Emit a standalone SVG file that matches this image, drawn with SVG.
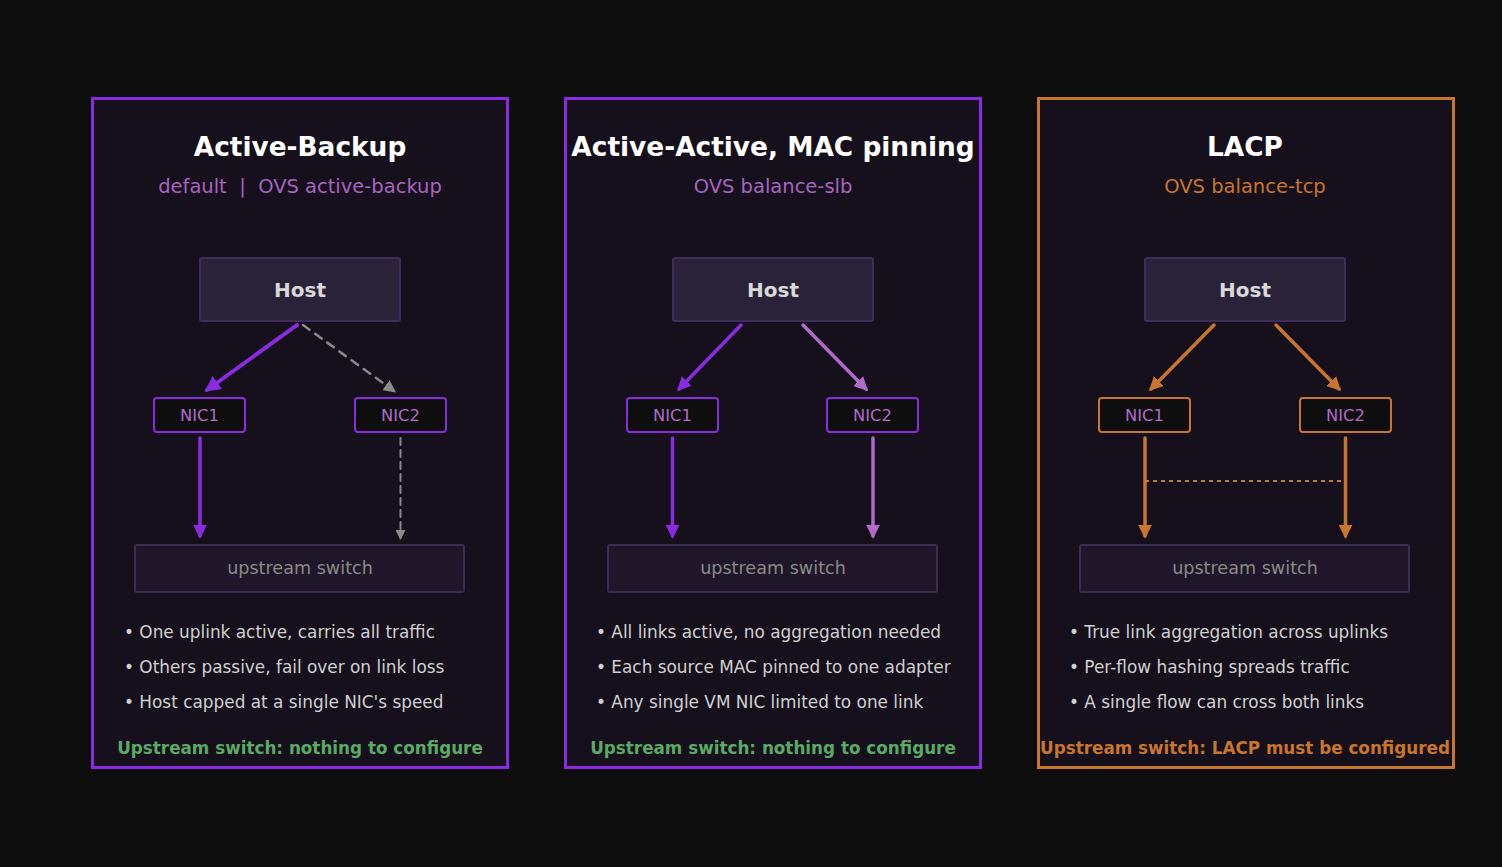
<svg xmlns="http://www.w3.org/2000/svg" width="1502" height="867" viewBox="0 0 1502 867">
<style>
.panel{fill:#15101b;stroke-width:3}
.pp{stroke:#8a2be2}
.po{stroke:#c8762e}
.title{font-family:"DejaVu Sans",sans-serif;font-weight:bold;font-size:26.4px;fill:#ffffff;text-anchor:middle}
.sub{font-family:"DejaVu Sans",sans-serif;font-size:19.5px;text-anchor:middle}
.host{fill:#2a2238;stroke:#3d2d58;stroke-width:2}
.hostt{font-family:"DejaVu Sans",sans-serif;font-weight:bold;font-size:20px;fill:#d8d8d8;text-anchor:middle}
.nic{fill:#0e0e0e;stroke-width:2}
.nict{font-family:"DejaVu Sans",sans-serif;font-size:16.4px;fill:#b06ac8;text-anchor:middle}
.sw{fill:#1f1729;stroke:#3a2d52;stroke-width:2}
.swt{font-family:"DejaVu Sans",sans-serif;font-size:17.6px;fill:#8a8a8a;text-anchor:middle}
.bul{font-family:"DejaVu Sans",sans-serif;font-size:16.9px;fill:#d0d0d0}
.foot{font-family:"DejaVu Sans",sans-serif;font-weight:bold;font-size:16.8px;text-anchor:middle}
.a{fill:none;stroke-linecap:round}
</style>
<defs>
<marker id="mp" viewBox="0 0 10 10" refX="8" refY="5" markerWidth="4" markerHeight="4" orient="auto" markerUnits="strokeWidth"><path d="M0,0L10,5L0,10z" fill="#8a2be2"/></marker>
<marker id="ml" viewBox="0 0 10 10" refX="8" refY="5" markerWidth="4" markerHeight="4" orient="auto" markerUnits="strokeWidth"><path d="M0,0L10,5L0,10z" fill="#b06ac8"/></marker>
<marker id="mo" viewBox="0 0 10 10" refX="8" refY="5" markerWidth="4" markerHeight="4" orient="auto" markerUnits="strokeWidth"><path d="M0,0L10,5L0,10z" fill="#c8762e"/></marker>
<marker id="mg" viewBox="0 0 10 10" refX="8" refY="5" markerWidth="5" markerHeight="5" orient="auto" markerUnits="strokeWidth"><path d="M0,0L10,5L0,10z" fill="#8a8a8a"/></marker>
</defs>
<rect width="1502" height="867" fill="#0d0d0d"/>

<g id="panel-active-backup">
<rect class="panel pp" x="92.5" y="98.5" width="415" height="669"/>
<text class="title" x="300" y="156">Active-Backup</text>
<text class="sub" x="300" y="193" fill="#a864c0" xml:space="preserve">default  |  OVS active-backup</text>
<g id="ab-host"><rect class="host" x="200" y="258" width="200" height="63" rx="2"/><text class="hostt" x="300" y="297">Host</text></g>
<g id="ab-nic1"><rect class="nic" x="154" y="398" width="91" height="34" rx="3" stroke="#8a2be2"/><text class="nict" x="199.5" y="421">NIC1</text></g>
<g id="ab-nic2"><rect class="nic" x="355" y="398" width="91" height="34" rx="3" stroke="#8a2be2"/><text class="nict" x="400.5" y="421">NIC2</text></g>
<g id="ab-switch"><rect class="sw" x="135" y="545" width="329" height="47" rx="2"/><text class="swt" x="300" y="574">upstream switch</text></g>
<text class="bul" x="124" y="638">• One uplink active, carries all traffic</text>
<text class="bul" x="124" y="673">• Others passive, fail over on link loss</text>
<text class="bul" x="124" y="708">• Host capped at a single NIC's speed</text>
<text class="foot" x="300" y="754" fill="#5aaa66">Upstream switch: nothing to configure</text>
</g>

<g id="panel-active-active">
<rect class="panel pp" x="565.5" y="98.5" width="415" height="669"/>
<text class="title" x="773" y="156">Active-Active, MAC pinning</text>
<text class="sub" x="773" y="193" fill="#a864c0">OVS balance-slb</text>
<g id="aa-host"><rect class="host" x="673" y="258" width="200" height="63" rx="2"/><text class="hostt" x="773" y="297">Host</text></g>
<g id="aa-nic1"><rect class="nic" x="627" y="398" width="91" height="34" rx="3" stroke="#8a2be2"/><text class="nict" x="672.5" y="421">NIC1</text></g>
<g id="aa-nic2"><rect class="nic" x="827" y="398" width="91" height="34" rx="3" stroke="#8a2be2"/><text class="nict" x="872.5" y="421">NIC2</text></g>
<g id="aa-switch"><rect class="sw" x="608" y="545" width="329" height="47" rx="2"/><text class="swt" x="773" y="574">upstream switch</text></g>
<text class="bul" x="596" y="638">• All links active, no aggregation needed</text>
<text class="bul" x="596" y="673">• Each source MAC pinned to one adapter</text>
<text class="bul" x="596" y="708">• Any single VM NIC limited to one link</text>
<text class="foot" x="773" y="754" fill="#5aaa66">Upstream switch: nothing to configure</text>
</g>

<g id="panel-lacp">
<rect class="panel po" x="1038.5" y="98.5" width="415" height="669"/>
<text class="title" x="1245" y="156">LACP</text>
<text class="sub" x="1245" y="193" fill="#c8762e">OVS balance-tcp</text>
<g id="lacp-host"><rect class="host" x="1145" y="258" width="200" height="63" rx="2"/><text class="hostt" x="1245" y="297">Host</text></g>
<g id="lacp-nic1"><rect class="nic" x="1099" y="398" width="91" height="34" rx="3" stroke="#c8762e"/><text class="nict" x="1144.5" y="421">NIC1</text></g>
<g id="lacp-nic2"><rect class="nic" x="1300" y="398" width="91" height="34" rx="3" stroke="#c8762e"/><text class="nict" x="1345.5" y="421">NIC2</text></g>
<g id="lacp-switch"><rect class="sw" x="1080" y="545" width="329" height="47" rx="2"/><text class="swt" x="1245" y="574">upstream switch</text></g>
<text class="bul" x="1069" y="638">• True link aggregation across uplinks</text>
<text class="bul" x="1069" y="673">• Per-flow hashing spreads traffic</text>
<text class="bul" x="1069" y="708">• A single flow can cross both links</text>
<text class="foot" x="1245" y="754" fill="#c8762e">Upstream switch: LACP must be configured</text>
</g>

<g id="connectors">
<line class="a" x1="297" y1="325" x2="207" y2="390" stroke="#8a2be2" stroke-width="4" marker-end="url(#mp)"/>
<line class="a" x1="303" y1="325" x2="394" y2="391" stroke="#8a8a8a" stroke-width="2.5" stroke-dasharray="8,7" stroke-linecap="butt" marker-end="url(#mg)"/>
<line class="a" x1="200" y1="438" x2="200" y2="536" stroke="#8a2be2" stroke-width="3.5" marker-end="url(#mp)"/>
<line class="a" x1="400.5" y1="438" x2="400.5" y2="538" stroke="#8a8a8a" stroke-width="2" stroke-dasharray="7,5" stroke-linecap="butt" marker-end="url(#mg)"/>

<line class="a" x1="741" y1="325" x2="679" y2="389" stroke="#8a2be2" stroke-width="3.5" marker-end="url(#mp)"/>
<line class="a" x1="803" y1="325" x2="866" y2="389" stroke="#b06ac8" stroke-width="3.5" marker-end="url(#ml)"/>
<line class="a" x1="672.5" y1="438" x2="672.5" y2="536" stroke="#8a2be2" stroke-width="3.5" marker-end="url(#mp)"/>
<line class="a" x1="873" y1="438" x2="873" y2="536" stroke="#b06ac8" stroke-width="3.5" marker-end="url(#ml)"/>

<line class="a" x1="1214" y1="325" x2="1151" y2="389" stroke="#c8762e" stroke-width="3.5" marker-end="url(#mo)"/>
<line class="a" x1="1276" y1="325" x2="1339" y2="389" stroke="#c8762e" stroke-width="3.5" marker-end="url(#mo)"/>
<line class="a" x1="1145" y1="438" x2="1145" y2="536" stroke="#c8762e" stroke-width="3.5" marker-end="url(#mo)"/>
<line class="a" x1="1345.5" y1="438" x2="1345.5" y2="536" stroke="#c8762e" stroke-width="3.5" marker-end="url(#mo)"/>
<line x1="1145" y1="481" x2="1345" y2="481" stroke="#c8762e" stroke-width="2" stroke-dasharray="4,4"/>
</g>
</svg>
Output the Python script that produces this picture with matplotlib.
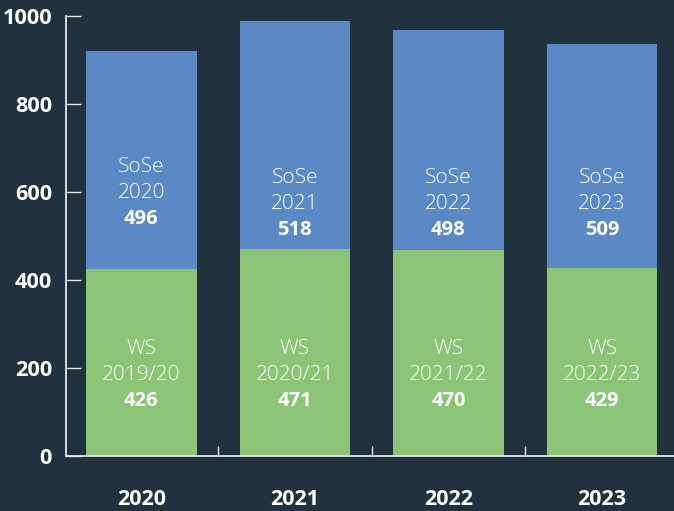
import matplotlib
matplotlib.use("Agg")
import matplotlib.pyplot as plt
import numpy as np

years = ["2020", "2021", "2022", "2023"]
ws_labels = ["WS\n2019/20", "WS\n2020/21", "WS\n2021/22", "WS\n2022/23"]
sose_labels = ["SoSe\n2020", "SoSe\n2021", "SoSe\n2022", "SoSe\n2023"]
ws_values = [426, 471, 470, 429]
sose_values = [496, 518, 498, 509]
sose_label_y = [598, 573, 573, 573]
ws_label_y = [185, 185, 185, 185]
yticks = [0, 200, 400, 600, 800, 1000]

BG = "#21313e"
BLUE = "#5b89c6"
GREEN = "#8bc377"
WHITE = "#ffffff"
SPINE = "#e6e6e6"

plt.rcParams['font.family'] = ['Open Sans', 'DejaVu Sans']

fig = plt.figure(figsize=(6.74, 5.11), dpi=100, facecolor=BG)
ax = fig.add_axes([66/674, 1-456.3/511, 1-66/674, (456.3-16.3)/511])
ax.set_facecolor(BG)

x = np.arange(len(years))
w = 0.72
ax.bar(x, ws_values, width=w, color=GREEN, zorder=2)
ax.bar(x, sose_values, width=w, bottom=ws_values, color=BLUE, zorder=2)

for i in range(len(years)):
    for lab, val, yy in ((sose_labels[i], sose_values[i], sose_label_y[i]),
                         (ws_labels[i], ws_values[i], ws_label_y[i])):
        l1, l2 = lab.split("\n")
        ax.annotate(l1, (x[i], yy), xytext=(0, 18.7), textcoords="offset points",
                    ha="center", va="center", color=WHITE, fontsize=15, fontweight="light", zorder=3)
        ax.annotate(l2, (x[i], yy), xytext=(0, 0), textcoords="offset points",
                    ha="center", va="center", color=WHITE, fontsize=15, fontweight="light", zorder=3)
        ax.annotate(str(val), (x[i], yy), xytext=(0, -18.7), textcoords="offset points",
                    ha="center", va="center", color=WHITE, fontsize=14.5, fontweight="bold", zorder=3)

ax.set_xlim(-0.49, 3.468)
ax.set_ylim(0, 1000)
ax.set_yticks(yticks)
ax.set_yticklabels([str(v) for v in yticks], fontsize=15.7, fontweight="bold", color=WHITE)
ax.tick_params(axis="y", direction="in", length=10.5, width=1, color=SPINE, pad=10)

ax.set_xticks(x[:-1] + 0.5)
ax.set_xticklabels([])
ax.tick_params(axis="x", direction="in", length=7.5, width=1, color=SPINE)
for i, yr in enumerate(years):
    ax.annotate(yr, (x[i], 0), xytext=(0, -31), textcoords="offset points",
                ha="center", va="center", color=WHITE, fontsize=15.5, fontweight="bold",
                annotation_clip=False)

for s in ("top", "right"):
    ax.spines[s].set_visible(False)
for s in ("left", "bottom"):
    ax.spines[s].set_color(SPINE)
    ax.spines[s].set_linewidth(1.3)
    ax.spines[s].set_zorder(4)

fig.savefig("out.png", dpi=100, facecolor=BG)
◇ ◇ ◇ ◇ ◇
[SHORT PROBLEM]: From the data above, pick out each line containing "that" and copy it.

[RESULT FOR THIS TASK]:
Emit a standalone SVG file that matches this image, drawn with SVG.
Output the Python script that produces this picture with matplotlib.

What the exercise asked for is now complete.